Symphony No. 9 in E minor From the New World
Philadelphia Orchestra/Leopold Stokowski
Recorded 1925
BIDDULPH BID 83072 [70.21]


Stokowski first recorded in 1917 but technological advances in the early 1920s meant his attitude to the acoustical system had somewhat softened by the time that electrical recording became a commercial reality. This disc collates an eight-month period of recording in 1925, all electrically recorded, and all bearing the mark of practical bet-hedging with regard to the properties of the new method. As was fairly common practice for a few years the bass line was reinforced; collectors are well used to the double bass line being reinforced by tubas but Edward Johnson in his elegantly candid sleeve notes quotes the Victor session sheets in their deposition of the orchestra – no double basses at all in the Borodin and Saint-Saëns, instead, amazingly, a bass saxophone substitute (had Victor learned from their brass and jazz recordings that the bass saxophone could profitably thicken the orchestral texture?) In addition the timpani here was replaced by a double bassoon. The compromises inherent are noticeable throughout the disc and therefore this can’t realistically be said to be a genuinely embryonic Philadelphia sound on disc, not least because the string complement was drastically reduced pretty much in accordance with proto-acoustic recording balances. Still, as a slice of technology in action it’s most revealing and given that it’s Stokowski on the rostrum never without interest.

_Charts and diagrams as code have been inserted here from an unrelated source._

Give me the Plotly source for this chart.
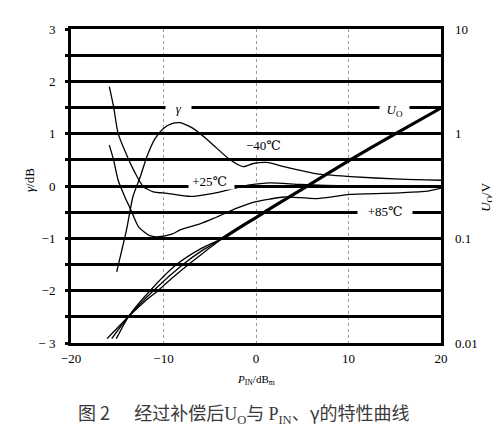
import plotly.graph_objects as go

# γ curves (dB) vs input power P_IN (dBm)
pin_m40 = [-15.06, -14, -13.3, -12.5, -11.8, -10.9, -10, -9.1, -8.2, -6.8, -5.5, -4.6, -2.8,
           -1.4, -0.3, 1.2, 3, 6.6, 10.2, 15.6, 20]
gam_m40 = [-1.64, -0.84, -0.2, 0.18, 0.56, 0.91, 1.1, 1.19, 1.21, 1.1, 0.92, 0.78, 0.5,
           0.37, 0.43, 0.45, 0.37, 0.23, 0.18, 0.13, 0.11]

pin_p25 = [-15.86, -15.4, -14.9, -13.9, -13.1, -12.2, -11.1, -9.65, -7.1, -4.6, -2.45, -0.65,
           1.5, 4.8, 10.2, 15.6, 20]
gam_p25 = [1.9, 1.52, 1.0, 0.56, 0.26, -0.01, -0.11, -0.14, -0.2, -0.14, -0.05, 0.02,
           0.06, 0.03, 0.0, -0.01, 0.0]

pin_p85 = [-15.86, -15.4, -14.9, -14.2, -13.6, -12.7, -11.5, -10.5, -9.1, -8.2, -6, -4.6,
           -2, 0, 1.5, 3, 6.6, 10.2, 15.6, 18.5, 20]
gam_p85 = [0.78, 0.5, 0.11, -0.2, -0.43, -0.78, -0.95, -0.97, -0.92, -0.84, -0.72, -0.62,
           -0.42, -0.3, -0.25, -0.21, -0.24, -0.16, -0.13, -0.1, -0.04]

# output voltage U_O (V), right log axis
pin_uo = [-3.6, -2, 0, 2, 5, 10, 15, 20]
uo_main = [0.1, 0.123, 0.158, 0.204, 0.295, 0.55, 0.989, 1.758]

pin_uo1 = [-16.1, -13.8, -12, -10.6, -9, -7.3, -5.5, -3.6]
uo_1 = [0.011, 0.0178, 0.0251, 0.0316, 0.0422, 0.0562, 0.075, 0.1]
pin_uo2 = [-15.6, -13.8, -11.1, -7.9, -5.8, -3.6]
uo_2 = [0.011, 0.0178, 0.0316, 0.0562, 0.0767, 0.1]
pin_uo3 = [-15.1, -13.8, -11.46, -8.6, -6, -3.6]
uo_3 = [0.011, 0.0178, 0.0316, 0.0562, 0.0794, 0.1]

x_ticks = [-20, -10, 0, 10, 20]
x_text = ["\u221220", "\u221210", "0", "10", "20"]
y_ticks = [-3, -2.5, -2, -1.5, -1, -0.5, 0, 0.5, 1, 1.5, 2, 2.5, 3]
y_text = ["\u2212 3", "", "\u22122", "", "\u22121", "", "0", "", "1", "", "2", "", "3"]
uo_ticks = [0.01, 0.1, 1, 10]
uo_text = ["0.01", "0.1", "1", "10"]

SERIF = "'Liberation Serif', 'Times New Roman', 'DejaVu Serif', serif"

fig = go.Figure()

for xs, ys in [(pin_m40, gam_m40), (pin_p25, gam_p25), (pin_p85, gam_p85)]:
    fig.add_trace(go.Scatter(x=xs, y=ys, mode="lines", line=dict(color="black", width=1.3, shape="spline", smoothing=0.6),
                             showlegend=False, hoverinfo="skip"))

for xs, ys in [(pin_uo1, uo_1), (pin_uo2, uo_2), (pin_uo3, uo_3)]:
    fig.add_trace(go.Scatter(x=xs, y=ys, yaxis="y2", mode="lines",
                             line=dict(color="black", width=1.3, shape="spline", smoothing=0.6),
                             showlegend=False, hoverinfo="skip"))
fig.add_trace(go.Scatter(x=pin_uo, y=uo_main, yaxis="y2", mode="lines",
                         line=dict(color="black", width=3.2, shape="spline", smoothing=0.4),
                         showlegend=False, hoverinfo="skip"))

# the page body adds 8px on the top and left, so the figure is 8px smaller
fig.update_layout(
    width=492, height=436,
    margin=dict(l=63, r=59, t=21, b=101),
    paper_bgcolor="white", plot_bgcolor="white",
    font=dict(family=SERIF, color="black", size=12),
    xaxis=dict(range=[-20, 20], tickvals=x_ticks, ticktext=x_text, showgrid=True,
               gridcolor="#9a9a9a", gridwidth=1, griddash="dot", zeroline=False,
               showline=True, linecolor="black", linewidth=3, mirror=True,
               ticks="", ticklabelstandoff=1, tickfont=dict(family=SERIF, size=13)),
    yaxis=dict(range=[-3, 3], tickvals=y_ticks, ticktext=y_text, showgrid=True,
               gridcolor="black", gridwidth=2.6, zeroline=False,
               showline=True, linecolor="black", linewidth=3, mirror=True,
               ticks="outside", ticklen=3, tickwidth=3, tickcolor="black",
               ticklabelstandoff=7, tickfont=dict(family=SERIF, size=13)),
    yaxis2=dict(type="log", range=[-2, 1], overlaying="y", side="right",
                tickvals=uo_ticks, ticktext=uo_text, showgrid=False, zeroline=False,
                ticks="", ticklabelstandoff=13, tickfont=dict(family=SERIF, size=13)),
)

NB = "\u00a0"
notes = [
    dict(x=-8.4, y=1.48, text=NB * 3 + "<i>\u03b3</i>" + NB * 3),
    dict(x=15.0, y=1.45, text=NB * 2 + "<i>U</i><sub>O</sub>" + NB * 2),
    dict(x=0.8, y=0.78, text="\u221240\u2103"),
    dict(x=-4.8, y=0.08, text=NB + "+25\u2103" + NB * 2),
    dict(x=13.9, y=-0.49, text=NB * 3 + "+85\u2103" + NB * 3),
]
for n in notes:
    fig.add_annotation(x=n["x"], y=n["y"], xref="x", yref="y", text=n["text"], showarrow=False,
                       xanchor="center", yanchor="middle",
                       bgcolor="white", borderpad=0, font=dict(family=SERIF, size=13))

# axis titles and caption
caption = ("图 2" + NB * 6 + "经过补偿后<span style='font-family:Liberation Serif'>U<sub>O</sub></span>与 "
           "<span style='font-family:Liberation Serif'>P<sub>IN</sub></span>、γ的特性曲线")
titles = [
    dict(x=-0.1135, y=0.519, text="<i>\u03b3</i>/dB", angle=-90, size=13, family=SERIF, color="black"),
    dict(x=1.124, y=0.465, text="<i>U</i><sub>O</sub>/V", angle=-90, size=13, family=SERIF, color="black"),
    dict(x=0.5, y=-0.118, text="<i>P</i><sub>IN</sub>/dB<sub>m</sub>", angle=0, size=11,
         family=SERIF, color="black"),
    dict(x=0.465, y=-0.223, text=caption, angle=0, size=18, family="Noto Sans CJK SC", color="#3a3a3a"),
]
for t in titles:
    fig.add_annotation(x=t["x"], y=t["y"], xref="paper", yref="paper", text=t["text"],
                       textangle=t["angle"], showarrow=False, xanchor="center", yanchor="middle",
                       font=dict(family=t["family"], size=t["size"], color=t["color"]))

fig.write_html("out.html")
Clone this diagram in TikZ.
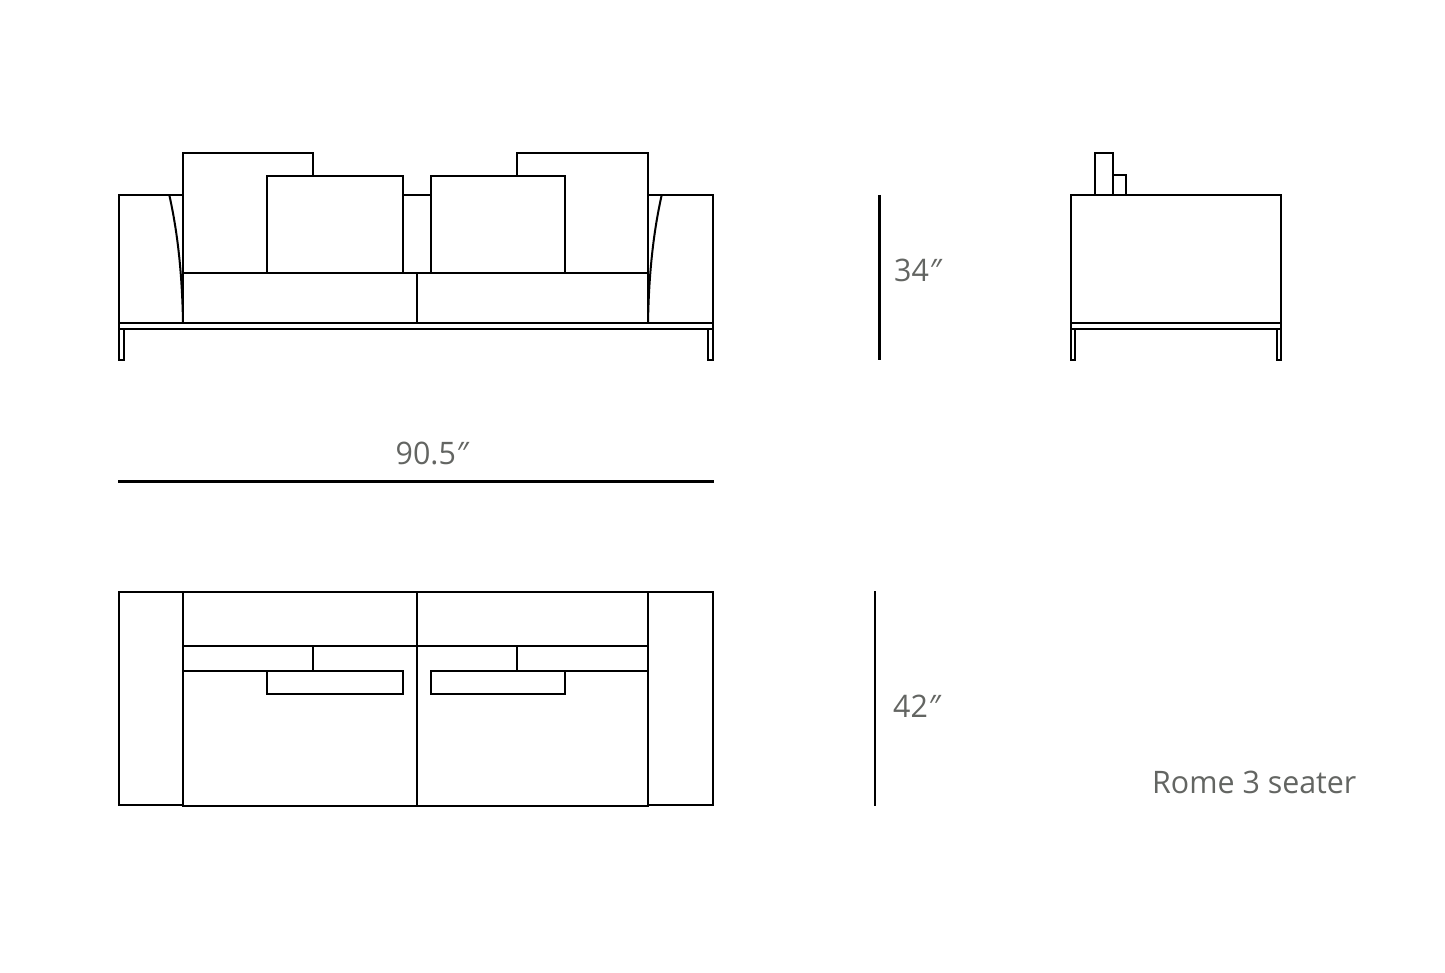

The good news is that Biddulph have used fine sounding Victors and Mark Obert-Thorn has transferred them without fuss. In the Saint-Saëns violin fanciers can crane to hear the long time concertmaster of the orchestra, the stentorianly named Thaddeus Rich, who otherwise only recorded four 78 sides for Okeh. The Borodin is an abridgement – orchestra only – from the last of the Polovtsian Dances. This and the Ippolitov-Ivanov were of course staples of Stokowski’s performing career – though the latter was only returned to on disc in 1947 with the NYPSO. The colouristic and exotic qualities of the music are obviously rendered problematic by the orchestral limitations and by the rather dull sounding recording. The strings have a chance to show their flexibility and weight in the Tchaikovsky, even if dogged by brass bass line impedimenta. The meat of the disc is the December 1925 recording of the Dvořák New World, a work Stokowski recorded six times in total. The relatively unsatisfactory nature of the recording and the rapidity with which studio engineers gained a relative degree of mastery over it necessitated a remake almost immediately in 1927. The other recordings were again in Philadelphia in 1934, the All-American Symphony in 1940, His Symphony in 1947 and finally nearly thirty years later in London with the New Philharmonia. In 1925 there are powerful portamenti, expressive diminuendos, idiosyncratic touches and a strongly etched personality controlling the music making. But the recording all too faithfully picks up the lugubriously heavy substitute bass instruments – the counterpoint of filigree strings and stygian tubas was a little too much even for me, and I’m a notorious admirer of the acoustic era Stroh violin (the one that attached a mini horn to the fiddle to direct the sound). I’d stick with Stokowski’s 1927 or 1934 Philadelphia recordings.

Still, a rather fascinating slice of Stokowski’s musical life on record, preserved in excellent sound given the inherent limitations of poor acoustic venues and compromised orchestral balances. I’m glad I’ve heard these early electrics.